To compute the mean over all vectors, like above, we use a mask of all ones:
\[\begin{pmatrix} 1 \\ 1 \\ 1 \\ 1 \end{pmatrix}\]which is normed to
\[\begin{pmatrix} \frac{1}{4} \\ \frac{1}{4} \\ \frac{1}{4} \\ \frac{1}{4} \end{pmatrix}\]torch.matmul
, torch.sum
and element-wise division are all computationally fast and differentiable operations, making them well-suited for use in neural networks with backpropagation.
How to Create Masks?
To create an alternating mask
\[\begin{pmatrix} 0 \\ 1 \\ 0 \\ 1 \end{pmatrix}\]you can create a vector from index 0 to 3
\[\begin{pmatrix} 0 \\ 1 \\ 2 \\ 3 \end{pmatrix}\]and apply an element-wise modulo operation. Since True
is equivalent to 1 and False
is equivalent to 0 (when converting from Boolean
to Integer
), we end up with the alternating mask
alternating_mask = (torch.arange(0, 4).reshape(4, 1) % 2).short()

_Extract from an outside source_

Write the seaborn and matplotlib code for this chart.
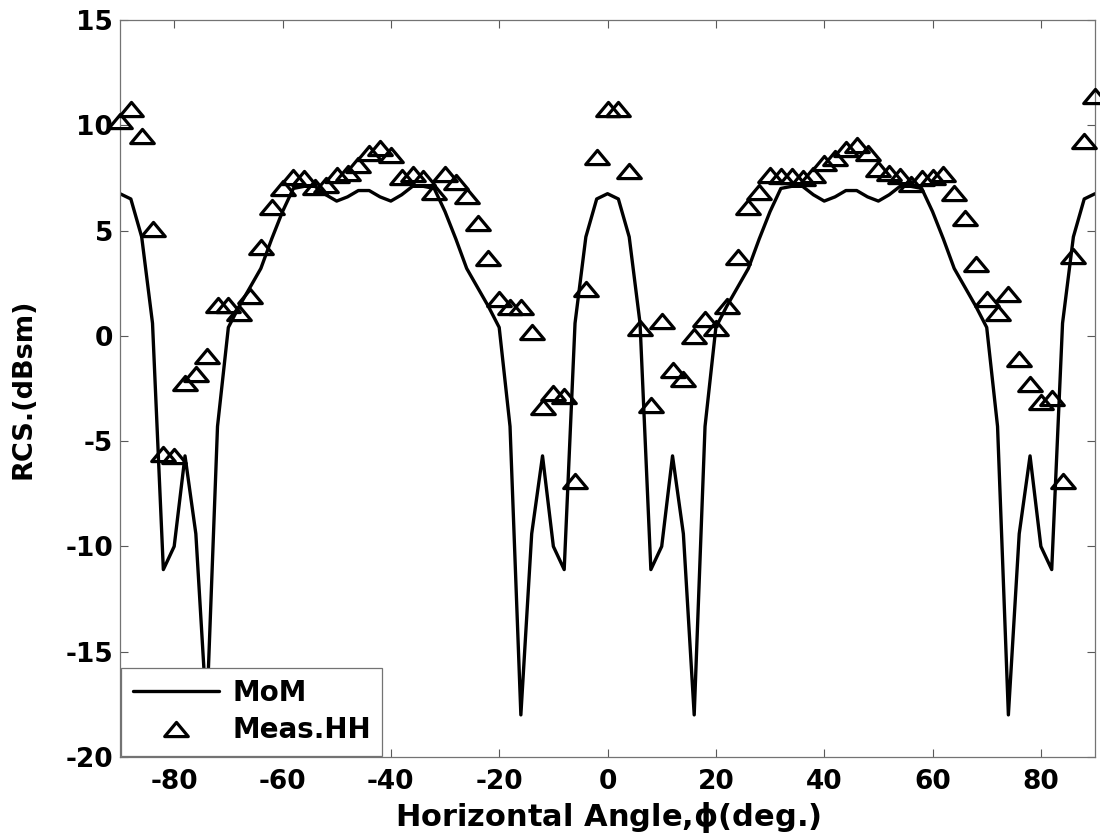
import matplotlib
matplotlib.use("Agg")
import matplotlib.pyplot as plt
import seaborn as sns
import pandas as pd
from matplotlib.path import Path

# Horizontal angle samples (deg.)
angle_deg = [-90, -88, -86, -84, -82, -80, -78, -76, -74, -72, -70, -68, -66, -64, -62, -60,
             -58, -56, -54, -52, -50, -48, -46, -44, -42, -40, -38, -36, -34, -32, -30, -28,
             -26, -24, -22, -20, -18, -16, -14, -12, -10, -8, -6, -4, -2, 0,
             2, 4, 6, 8, 10, 12, 14, 16, 18, 20, 22, 24, 26, 28, 30, 32, 34, 36, 38, 40,
             42, 44, 46, 48, 50, 52, 54, 56, 58, 60, 62, 64, 66, 68, 70, 72, 74, 76, 78, 80,
             82, 84, 86, 88, 90]

# MoM simulation (dBsm)
mom_rcs = [6.75, 6.5, 4.7, 0.6, -11.1, -10.0, -5.7, -9.4, -18.0, -4.3, 0.4, 1.4, 2.3, 3.2, 4.6, 5.9,
           7.0, 7.1, 7.1, 6.7, 6.4, 6.6, 6.9, 6.9, 6.6, 6.4, 6.7, 7.1, 7.1, 7.0, 5.9, 4.6,
           3.2, 2.3, 1.4, 0.4, -4.3, -18.0, -9.4, -5.7, -10.0, -11.1, 0.6, 4.7, 6.5, 6.75,
           6.5, 4.7, 0.6, -11.1, -10.0, -5.7, -9.4, -18.0, -4.3, 0.4, 1.4, 2.3, 3.2, 4.6, 5.9, 7.0,
           7.1, 7.1, 6.7, 6.4, 6.6, 6.9, 6.9, 6.6, 6.4, 6.7, 7.1, 7.1, 7.0, 5.9, 4.6, 3.2,
           2.3, 1.4, 0.4, -4.3, -18.0, -9.4, -5.7, -10.0, -11.1, 0.6, 4.7, 6.5, 6.75]

# Measured HH (dBsm)
meas_hh_rcs = [10.18, 10.75, 9.5, 5.07, -5.6, -5.7, -2.26, -1.79, -0.97, 1.46, 1.47, 1.1, 1.9, 4.24, 6.11, 7.0,
               7.56, 7.49, 7.09, 7.17, 7.64, 7.75, 8.12, 8.7, 8.94, 8.58, 7.52, 7.69, 7.5, 6.84, 7.69, 7.31,
               6.65, 5.38, 3.69, 1.77, 1.36, 1.36, 0.19, -3.39, -2.7, -2.85, -6.9, 2.23, 8.48, 10.78,
               10.78, 7.82, 0.36, -3.3, 0.71, -1.61, -2.04, -0.03, 0.82, 0.36, 1.41, 3.74, 6.14, 6.85, 7.65, 7.57,
               7.57, 7.5, 7.63, 8.23, 8.44, 8.85, 9.05, 8.69, 7.9, 7.71, 7.6, 7.22, 7.49, 7.55, 7.68, 6.77,
               5.6, 3.42, 1.77, 1.08, 1.99, -1.11, -2.3, -3.13, -2.94, -6.9, 3.81, 9.23, 11.4]

x_ticks = [-80, -60, -40, -20, 0, 20, 40, 60, 80]
y_ticks = [-20, -15, -10, -5, 0, 5, 10, 15]

sns.set_theme(style="white")
plt.rcParams['font.family'] = ['DejaVu Sans']
plt.rcParams['font.weight'] = 'bold'
plt.rcParams['axes.labelweight'] = 'bold'
plt.rcParams['axes.unicode_minus'] = False
plt.rcParams['text.color'] = 'black'
plt.rcParams['axes.labelcolor'] = 'black'
plt.rcParams['xtick.color'] = 'black'
plt.rcParams['ytick.color'] = 'black'
plt.rcParams['mathtext.fontset'] = 'dejavusans'

df = pd.DataFrame({"angle": angle_deg, "MoM": mom_rcs, "Meas": meas_hh_rcs})

fig = plt.figure(figsize=(11, 8.36), dpi=100)
ax = fig.add_axes([0.1091, 0.0945, 0.8864, 0.8816])

sns.lineplot(data=df, x="angle", y="MoM", ax=ax, color="black", linewidth=2.4,
             label="MoM", zorder=2)

tri = Path([(-1, -0.6), (1, -0.6), (0, 0.6), (-1, -0.6)],
           [Path.MOVETO, Path.LINETO, Path.LINETO, Path.CLOSEPOLY])
sns.lineplot(data=df, x="angle", y="Meas", ax=ax, color="black", linestyle="none",
             marker=tri, markersize=17, markerfacecolor="none", markeredgecolor="black",
             markeredgewidth=2.3, label="Meas.HH", zorder=3, clip_on=False)

ax.set_xlim(-90, 90)
ax.set_ylim(-20, 15)
ax.set_xticks(x_ticks)
ax.set_yticks(y_ticks)
ax.tick_params(axis="both", direction="in", length=6, width=0.8, color="0.35",
               labelcolor="black", top=True, right=True, bottom=True, left=True,
               labelsize=19)
ax.tick_params(axis="x", pad=9)
ax.tick_params(axis="y", pad=5)
for lab in ax.get_xticklabels() + ax.get_yticklabels():
    lab.set_fontweight("bold")
for sp in ax.spines.values():
    sp.set_color("0.45")
    sp.set_linewidth(0.9)

ax.set_xlabel(r"Horizontal Angle,$\mathregular{\phi}$(deg.)", fontsize=22,
              fontweight="bold", labelpad=3, color="black")
ax.set_ylabel("RCS.(dBsm)", fontsize=19.5, fontweight="bold", labelpad=21, color="black")

leg = ax.legend(loc="lower left", fontsize=20, frameon=True, fancybox=False,
                edgecolor="0.45", framealpha=1, borderaxespad=0.05, handlelength=3.1,
                handletextpad=0.5, borderpad=0.4, labelspacing=0.35)
leg.get_frame().set_linewidth(0.9)
for t in leg.get_texts():
    t.set_fontweight("bold")
    t.set_color("black")

fig.savefig("out.png", dpi=100)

For creating a mask that is 1 up to a certain index (here index 2, excluded)
\[\begin{pmatrix} 1 \\ 1 \\ 0 \\ 0 \end{pmatrix}\]we also create a vector from index 0 to 3 and then apply an element-wise comparison against the target index; the result will be 1s for all positions less than the target and 0s otherwise.

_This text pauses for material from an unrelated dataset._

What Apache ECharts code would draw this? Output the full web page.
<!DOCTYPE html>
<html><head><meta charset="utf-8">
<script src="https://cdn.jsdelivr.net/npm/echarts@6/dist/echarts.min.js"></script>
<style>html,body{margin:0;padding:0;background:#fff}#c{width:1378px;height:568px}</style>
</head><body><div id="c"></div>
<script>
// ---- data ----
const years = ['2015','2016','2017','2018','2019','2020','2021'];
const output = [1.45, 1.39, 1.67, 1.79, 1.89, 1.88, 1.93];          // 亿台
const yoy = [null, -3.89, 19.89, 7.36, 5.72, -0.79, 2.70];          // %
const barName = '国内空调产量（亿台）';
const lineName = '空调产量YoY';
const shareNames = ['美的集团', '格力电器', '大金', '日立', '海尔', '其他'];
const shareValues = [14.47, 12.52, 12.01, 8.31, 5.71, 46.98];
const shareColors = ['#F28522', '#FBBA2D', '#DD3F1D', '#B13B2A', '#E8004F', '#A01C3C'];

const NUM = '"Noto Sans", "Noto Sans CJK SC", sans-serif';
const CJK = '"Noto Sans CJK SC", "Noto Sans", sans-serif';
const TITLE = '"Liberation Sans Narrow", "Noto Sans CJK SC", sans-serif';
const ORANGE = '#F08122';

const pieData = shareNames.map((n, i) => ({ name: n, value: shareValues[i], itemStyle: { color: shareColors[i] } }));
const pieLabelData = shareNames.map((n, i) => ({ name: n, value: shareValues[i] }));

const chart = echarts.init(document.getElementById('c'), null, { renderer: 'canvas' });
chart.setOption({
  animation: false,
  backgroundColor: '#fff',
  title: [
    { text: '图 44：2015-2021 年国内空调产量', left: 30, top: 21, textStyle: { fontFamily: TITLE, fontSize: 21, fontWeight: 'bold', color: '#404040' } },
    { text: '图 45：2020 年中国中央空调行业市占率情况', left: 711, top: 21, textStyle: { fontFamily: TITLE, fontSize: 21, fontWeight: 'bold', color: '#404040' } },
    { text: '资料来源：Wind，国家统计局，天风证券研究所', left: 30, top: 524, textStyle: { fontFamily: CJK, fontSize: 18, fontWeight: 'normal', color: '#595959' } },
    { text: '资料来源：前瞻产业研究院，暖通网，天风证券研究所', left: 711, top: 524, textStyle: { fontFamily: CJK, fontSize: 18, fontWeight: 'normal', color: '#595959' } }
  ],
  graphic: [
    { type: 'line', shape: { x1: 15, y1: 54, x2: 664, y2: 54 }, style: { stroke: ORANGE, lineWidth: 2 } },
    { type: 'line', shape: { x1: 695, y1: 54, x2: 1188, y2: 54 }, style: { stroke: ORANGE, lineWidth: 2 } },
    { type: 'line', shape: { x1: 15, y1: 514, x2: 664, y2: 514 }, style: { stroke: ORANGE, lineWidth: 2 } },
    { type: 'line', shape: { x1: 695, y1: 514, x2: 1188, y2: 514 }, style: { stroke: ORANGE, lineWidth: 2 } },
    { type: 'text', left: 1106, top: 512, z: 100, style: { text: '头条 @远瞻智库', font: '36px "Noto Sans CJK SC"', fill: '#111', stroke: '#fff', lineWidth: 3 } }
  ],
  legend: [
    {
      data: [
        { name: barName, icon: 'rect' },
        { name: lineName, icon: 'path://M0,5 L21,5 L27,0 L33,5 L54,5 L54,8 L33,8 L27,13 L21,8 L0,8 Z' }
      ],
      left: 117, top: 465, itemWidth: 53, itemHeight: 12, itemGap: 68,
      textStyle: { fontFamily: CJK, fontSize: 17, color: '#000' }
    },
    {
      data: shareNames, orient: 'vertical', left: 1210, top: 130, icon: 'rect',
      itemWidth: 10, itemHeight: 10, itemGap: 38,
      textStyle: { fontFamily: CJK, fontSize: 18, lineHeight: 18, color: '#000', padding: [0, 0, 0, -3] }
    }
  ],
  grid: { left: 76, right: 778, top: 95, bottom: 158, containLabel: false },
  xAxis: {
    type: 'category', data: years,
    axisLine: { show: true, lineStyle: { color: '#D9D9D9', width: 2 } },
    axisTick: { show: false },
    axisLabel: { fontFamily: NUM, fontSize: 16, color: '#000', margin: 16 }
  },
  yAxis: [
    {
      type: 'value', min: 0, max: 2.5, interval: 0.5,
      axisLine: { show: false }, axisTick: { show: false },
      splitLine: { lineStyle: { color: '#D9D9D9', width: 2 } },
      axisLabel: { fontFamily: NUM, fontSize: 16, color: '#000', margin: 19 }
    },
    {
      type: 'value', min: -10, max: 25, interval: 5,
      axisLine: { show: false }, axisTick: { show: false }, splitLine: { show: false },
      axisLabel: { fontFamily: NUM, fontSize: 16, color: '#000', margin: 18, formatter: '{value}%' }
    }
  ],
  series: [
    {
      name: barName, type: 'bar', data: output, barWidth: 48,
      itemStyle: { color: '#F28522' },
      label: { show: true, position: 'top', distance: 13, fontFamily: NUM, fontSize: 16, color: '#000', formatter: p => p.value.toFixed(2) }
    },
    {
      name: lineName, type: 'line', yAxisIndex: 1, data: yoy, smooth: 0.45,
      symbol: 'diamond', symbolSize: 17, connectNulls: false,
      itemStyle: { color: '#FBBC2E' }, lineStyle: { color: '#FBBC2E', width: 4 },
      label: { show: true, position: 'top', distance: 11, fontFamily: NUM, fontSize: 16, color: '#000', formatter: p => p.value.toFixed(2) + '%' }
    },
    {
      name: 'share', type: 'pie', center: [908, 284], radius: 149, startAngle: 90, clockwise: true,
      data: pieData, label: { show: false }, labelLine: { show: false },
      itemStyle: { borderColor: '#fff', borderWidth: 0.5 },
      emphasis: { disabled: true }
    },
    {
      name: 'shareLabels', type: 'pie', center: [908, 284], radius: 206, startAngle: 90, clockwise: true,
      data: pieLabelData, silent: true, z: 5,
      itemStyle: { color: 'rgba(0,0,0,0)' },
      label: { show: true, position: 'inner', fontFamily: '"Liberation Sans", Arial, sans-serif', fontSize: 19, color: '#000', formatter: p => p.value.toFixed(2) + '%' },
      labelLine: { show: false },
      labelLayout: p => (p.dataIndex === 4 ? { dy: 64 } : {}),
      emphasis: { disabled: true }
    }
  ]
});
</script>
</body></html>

mask_up_to_idx = (torch.arange(0, 4).reshape(4, 1) < 2).short()
Summary
In this blog post, we discussed an approach to calculate the average of \(M\) out of \(N\) vectors using masking and matrix multiplication. All operations are computationally fast and differentiable, making them well-suited for backpropagation in neural networks.